Throughout the whole history of humanity, some people were trying to belong to more than one social entity. Generally, this choice was made unintentionally, and such individuals were named “marginals,” which describes them as the intermediary between two social organizations. Starting from the end, Gloria Anzaldúa represents such people in the specific word “crossroad”:
you must live sin fronteras
be a crossroads
Even though this analogy is not clear for the first time, it becomes natural when analyzing the marginals from the road’s perspective. To be more specific, the poem is filled with interesting interpretations of simple definitions that are taken as usual. However, the main point of view is concentrated literally on one person who lives two lives at the moment, balancing between the social organizations that reject him simultaneously. More specifically, three symbols describe the marginalists from the different facets of their identity: Language choice, non-acceptance, and general framing tendencies.
First and foremost, the presence of marginalists’ theories in the poem might be found at the very beginning of the poem. The writer uses English and Spanish alternately, which is a clear symbol of the writer’s language choice. More specifically, the language system directly influences the poem’s perception since many marginals try to find a better life and cross the developed countries’ borders. Eventually, when analyzing the poem from the migrants’ perspective, the language choice recalls the border situation of the U.S. and Mexico, where Spanish-speaking Mexicans are trying to cross the English-speaking United States of America (Goyal 158). As a result of describing the situation using only the language diversity, the author introduced the main character’s portrait, which is similar to herself.

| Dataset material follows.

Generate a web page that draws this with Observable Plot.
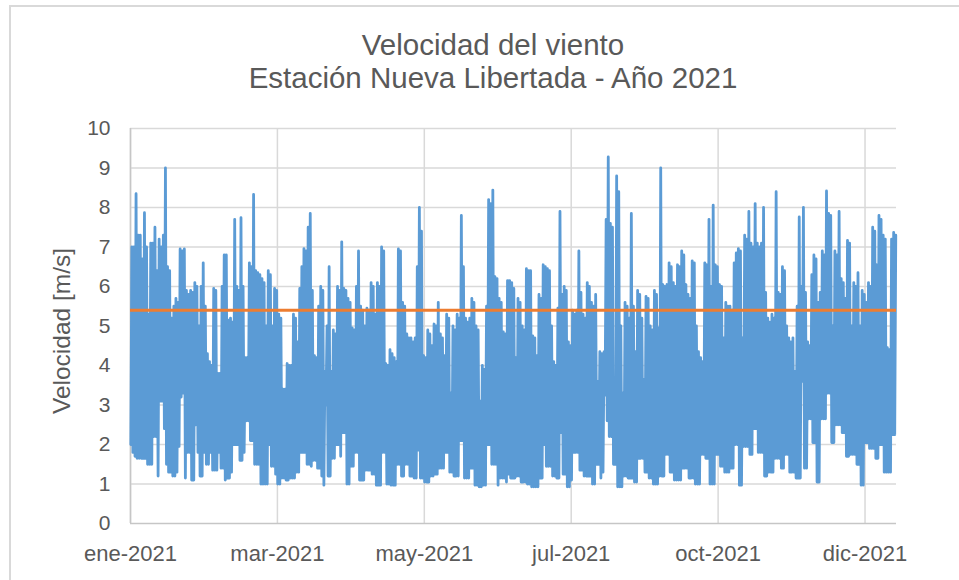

Secondly, when analyzing one of the poem’s most important and unclear literature elements: the conflict. In the situation described by Anzaldúa, the main issue is illustrated through the non-acceptance from both sides of the marginal’s life:
In the Borderlands
you are the battleground
where enemies are kin to each other
On the other hand, only when it comes to conflict resolution, it becomes clear that the main obstacle standing in front of the refuge is the possibility to transmit the individual from one side to another. Applying the problem to the real world, if the person overcomes the issue of transmitting from one side to another, the marginal problem will disappear, and the individual will associate themselves with both social entities (Hernández 3). People should agree with themselves to resolve the transmitting obstacle.
Last but not least, the poem contains a mill description, which symbolizes the personal framing and remaking due to the chosen environment. More specifically, this is one of the hardest challenges for the person from two different social entities due to the only one framing, represented by only one mill, and the author describes it as:
To live in the Borderlands means
the mill with the razor white teeth wants to shred off
your olive-red skin, crush out the kernel, your heart
The “white teeth” and “olive-red skin” symbolize that personal diversity is neglected by society and framed by a single criterion.
In conclusion, Gloria Anzaldúa described the marginalists and their different life challenges and possibilities. The main issue of such people who try to balance between their two internal worlds and external environments is how to overcome the issue of being rejected everywhere. More specifically, it is first described from the perspective of language, which demonstrates the migration situation between developing and developed countries. Secondly, the personal non-acceptance in the society illustrates the people’s problem of being the refuge everywhere. Finally, the last marginal’s obstacle is the framing tendency that deteriorates both sides of the personal identity due to the environmental wishes and trends.
Anzaldúa, Gloria. “To Live in the Borderlands.” Best Poems, 2018.
Goyal, Yogita. The Cambridge Companion to Transnational American Literature (Cambridge Companions to Literature). Cambridge University Press, 2017.
Hernández, I. F. “Exploring Transnationals and the Borderlands: An Interview with Mary Petron.” Mextesol Journal, vol. 41, no. 3, 2017, pp. 1–6.